Similarly, BNF has to sustain over 23450
area for further rally towards 23550-23650 & 23800-23900 area in the near
term (under bullish case scenario).
On the flip side, sustaining below
23400 area, BNF may fall towards 23300-23100 & 23000-22800 area in the near
term (under bear case scenario).
Nifty
Fut (July) today closed around 9628, almost 111 points up as market cheered
smooth launch of GST and covered shorts in the earlier expectation of a major
GST disruptions; Nifty Fut (July) made a late day high of 9635 and opening
minutes low of 9539 and Cigarette maker ITC almost contributed 50% of the rally
on favourable GST rate & sales optimism; although as par industry veteran,
actual GST benefit may be quite limited due to various factors.
Indian
market today opened around 9548, almost 33 points gap-up tracking mixed global
cues & GST rollout in the weekend without any reports of major disruptions contrary
to earlier narratives; thus market may have covered its short positions created
on apprehensions of a major disruption, which might be overdone.
Overnight,
on Friday US market (DJ-30) closed in positive tone (+0.29%) amid mixed US
economic data, quarterly re-balancing of portfolio, concern of QT but supported
by banks.
Looking ahead, after initial euphoria
is over, Indian market may continue to gauge the impact of GST implementation
on the economy for both short & long term, as this just a beginning; one
point is that most of the
SMES & informal sector may be under severe stress due to higher compliance
costs of GST under the present complex format & their business models may
have to transform; otherwise they may eventually shut down their shutters.
The SME disruptions may have ripple
effect on India’s growth & consumption story in years ahead, unless present
GST model is modified to look into their concern. SME focused Banks may be also
under further NPA stress in the days ahead.
Meanwhile, India’s Mfg PMI came a
bit disappointed for June at 50.9, just above boom/bust line of 50 (prior: 51.6)
and is lowest in the last 4 months with weak demand & slow down in both
output and new orders; mfg outlook is also subdued. This may be an adverse
effect of pre-GST disruptions (de-stocking) on the Indian economy apart from
some DeMo related issues. Overall, PMI data may be in line with market
estimates this time.
Looking ahead, apart from GST
related issues, Indian market may now focus on Q1FY18 earnings, progress of
monsoon, which is so far at normal level, RBI policy action in Aug’17 for any rate
cut or not and any Govt action to change the FY from Apr-Mar to Jan-Dec and
subsequent presentation of FY-19 budget in Nov’17 (another disruption?).

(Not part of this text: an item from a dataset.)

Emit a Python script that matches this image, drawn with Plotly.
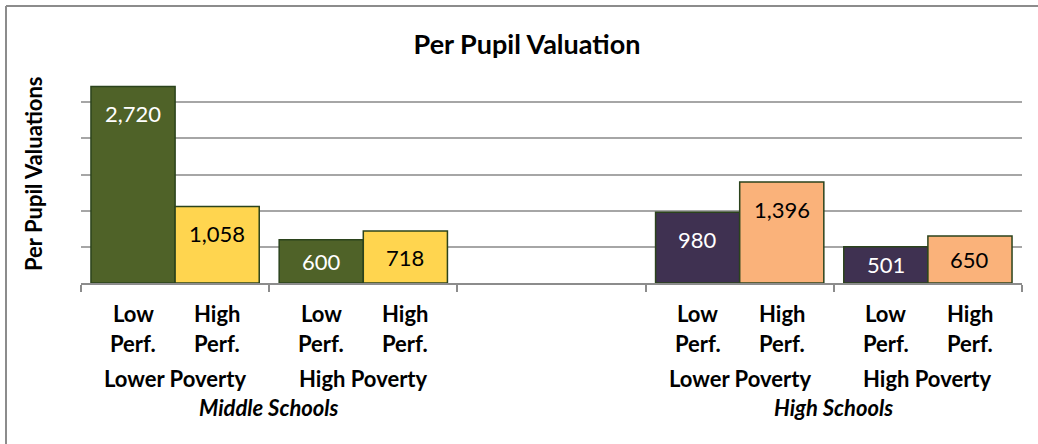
import plotly.graph_objects as go

# groups along the category axis (slot 2 is left empty in the original)
group_pos = [0, 1, 3, 4]
poverty = ["Lower Poverty", "High Poverty", "Lower Poverty", "High Poverty"]
schools = ["Middle Schools", "High Schools"]
school_pos = [0.5, 3.5]

low_perf = [2720, 600, 980, 501]
high_perf = [1058, 718, 1396, 650]

low_colors = ["#4f6228", "#4f6228", "#3f3151", "#3f3151"]
high_colors = ["#ffd54f", "#ffd54f", "#fab27a", "#fab27a"]
low_text = ["white", "white", "white", "white"]
high_text = ["black", "black", "black", "black"]

FONT = "Lato"
BARGAP = 0.106
bw = (1 - BARGAP) / 2
outline = dict(color="#2b431c", width=1.5)

# body margin is reset to 0 in the page, so figure pixels == page pixels
W, H = 1038, 444
L, T, R, B = 81, 66, 16, 444 - 283
PW, PH = W - L - R, H - T - B


def px_x(px):  # page pixel -> paper x
    return (px - L) / PW


def px_y(py):  # page pixel -> paper y
    return (H - B - py) / PH


fig = go.Figure()
fig.add_trace(go.Bar(x=group_pos, y=low_perf, name="Low Perf.",
                     marker=dict(color=low_colors, line=outline),
                     hoverinfo="y"))
fig.add_trace(go.Bar(x=group_pos, y=high_perf, name="High Perf.",
                     marker=dict(color=high_colors, line=outline),
                     hoverinfo="y"))

annotations = []
px_per_unit = PH / 3000.0
lab_font = dict(family=FONT, size=22, color="black")
for vals, cols, side, top, bot in [(low_perf, low_text, -1, "Low", "Perf."),
                                   (high_perf, high_text, 1, "High", "Perf.")]:
    for g, v, c in zip(group_pos, vals, cols):
        xc = g + side * bw / 2
        # Excel style "inside end" label, pushed to the middle on short bars
        ylab = max(v - 27 / px_per_unit, v / 2)
        annotations.append(dict(x=xc, y=ylab, xref="x", yref="y",
                                text=f"{v:,}", showarrow=False, yanchor="middle",
                                font=dict(family=FONT, size=22, color=c)))
        annotations.append(dict(x=xc, y=0, xref="x", yref="paper", yshift=-30,
                                yanchor="middle", text="<b>%s</b>" % top,
                                showarrow=False, font=lab_font))
        annotations.append(dict(x=xc, y=0, xref="x", yref="paper", yshift=-60,
                                yanchor="middle", text="<b>%s</b>" % bot,
                                showarrow=False, font=lab_font))

for g, p in zip(group_pos, poverty):
    annotations.append(dict(x=g, y=0, xref="x", yref="paper", yshift=-95,
                            yanchor="middle", text="<b>%s</b>" % p,
                            showarrow=False, font=lab_font))
for s, sp in zip(schools, school_pos):
    annotations.append(dict(x=sp, y=0, xref="x", yref="paper", yshift=-124,
                            yanchor="middle", text="<b><i>%s</i></b>" % s,
                            showarrow=False, font=lab_font))

annotations.append(dict(x=px_x(33), y=px_y(174), xref="paper", yref="paper",
                        xanchor="center", yanchor="middle",
                        text="<b>Per Pupil Valuations</b>", textangle=-90,
                        showarrow=False, font=dict(family=FONT, size=22, color="black")))

border = dict(color="#8c8c8c", width=2)
fig.update_layout(
    width=W, height=H,
    margin=dict(l=L, r=R, t=T, b=B),
    barmode="group", bargap=BARGAP, bargroupgap=0,
    showlegend=False,
    plot_bgcolor="white", paper_bgcolor="white",
    title=dict(text="<b>Per Pupil Valuation</b>", x=527 / W, xanchor="center",
               y=1 - 45 / H, yanchor="middle",
               font=dict(family=FONT, size=27, color="black")),
    xaxis=dict(range=[-0.5, 4.5], tickvals=[-0.5, 0.5, 1.5, 2.5, 3.5, 4.5],
               showticklabels=False, ticks="outside", ticklen=7, tickwidth=1.5,
               tickcolor="#8c8c8c", showgrid=False, showline=True,
               linecolor="#8c8c8c", linewidth=2, zeroline=False),
    yaxis=dict(range=[0, 3002], tickvals=[500, 1000, 1500, 2000, 2500, 3000],
               showticklabels=False, showgrid=True, gridcolor="#a6a6a6",
               gridwidth=2, zeroline=False, showline=False),
    annotations=annotations,
    shapes=[
        dict(type="line", xref="paper", yref="paper",
             x0=px_x(6), x1=1.1, y0=px_y(6), y1=px_y(6), line=border),
        dict(type="line", xref="paper", yref="paper",
             x0=px_x(6), x1=px_x(6), y0=px_y(6), y1=-1, line=border),
    ],
)

fig.write_html("out.html", config={"displayModeBar": False},
               post_script="document.body.style.margin = '0';")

Overall, Indian auto sales data for
June so far may be also in line and this is also supporting the domestic market
right now apart from favourable GST rates on automobiles, QSR, FMCG/Cigarettes,
cements etc. June sales of Ashoke Leyland increased unexpectedly by 10% &
subsequently the stock rallied by over 5%, boosting the overall market sentiment
as MHCV is an indicator of economic activity; although it may be also seasonal.
Technically, Nifty-Fut (July), which
is now trading around 9628, need to sustain over 9670 area for further rally;
otherwise it may came down towards 9495-9440 level.
Market may be also going to be in
some confusion for dilemma of long term benefit of GST over short term pain and
will watch how the Indian economy will adjust to the new normal, specially the
vast informal section of the economy & SMES.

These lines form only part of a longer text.